La référence expresse à la StJVG exclut les décisions qui vont au-delà de son champ d’application. La StJVG ne règle que des questions de pure exécution. Or la levée d’une mesure au sens de l’art. 59 CP n’est pas une décision d’exécution courante mais concerne son existence même (cf. arrêt TF 6B_296/2021 du 23.6.2021, c. 1.2.1). Elle a trait à une question ayant des conséquences importantes sur la situation juridique de la personne concernée et/ou sur l’intérêt public.

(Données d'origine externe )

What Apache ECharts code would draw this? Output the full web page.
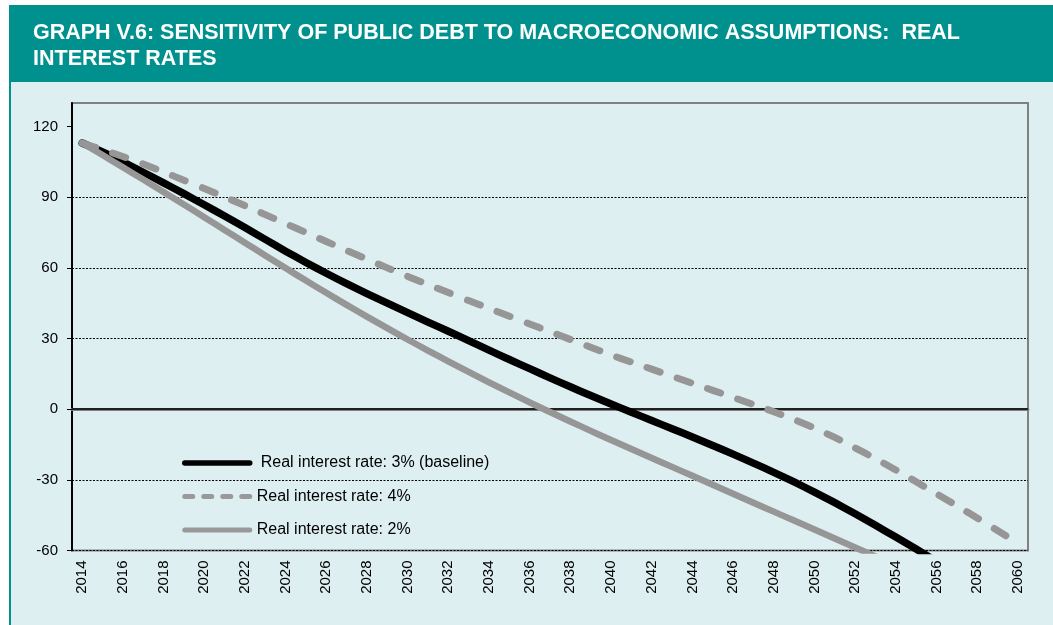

Les exigences relatives à la compétence du juge unique interdisent donc d’assimiler les termes « [litiges concernant] l’exécution des peines et des mesures » (art. 38b al. 1 let. d ch. 2 VRG) à celui d’« exécution » tel qu’utilisé pour la « décision d’exécution » d’une procédure judiciaire ultérieure indépendante pour – par exemple – la levée d’une mesure (cf. ATF 145 IV 167, c. 1.5). Il ne s’agit pas du même concept d’exécution. Certes, la jurisprudence qualifie parfois la levée d’une mesure de « décision typique d’exécution » (ATF 141 IV 49, c. 2.4), toutefois cela ne fait que souligner le fait que l’ordonnance en question n’affecte pas le jugement au fond par lequel la mesure a été ordonnée (cf. arrêt TF 6B_616/2018 du 12.7.2018, c. 3.2). Ainsi, la compétence du juge unique dans la décision attaquée outrepasse le champ d’application de l’art. 38b al. 1 let. d ch. 2 VRG et viole l’art. 30 al. 1 Cst. (c. 2.3).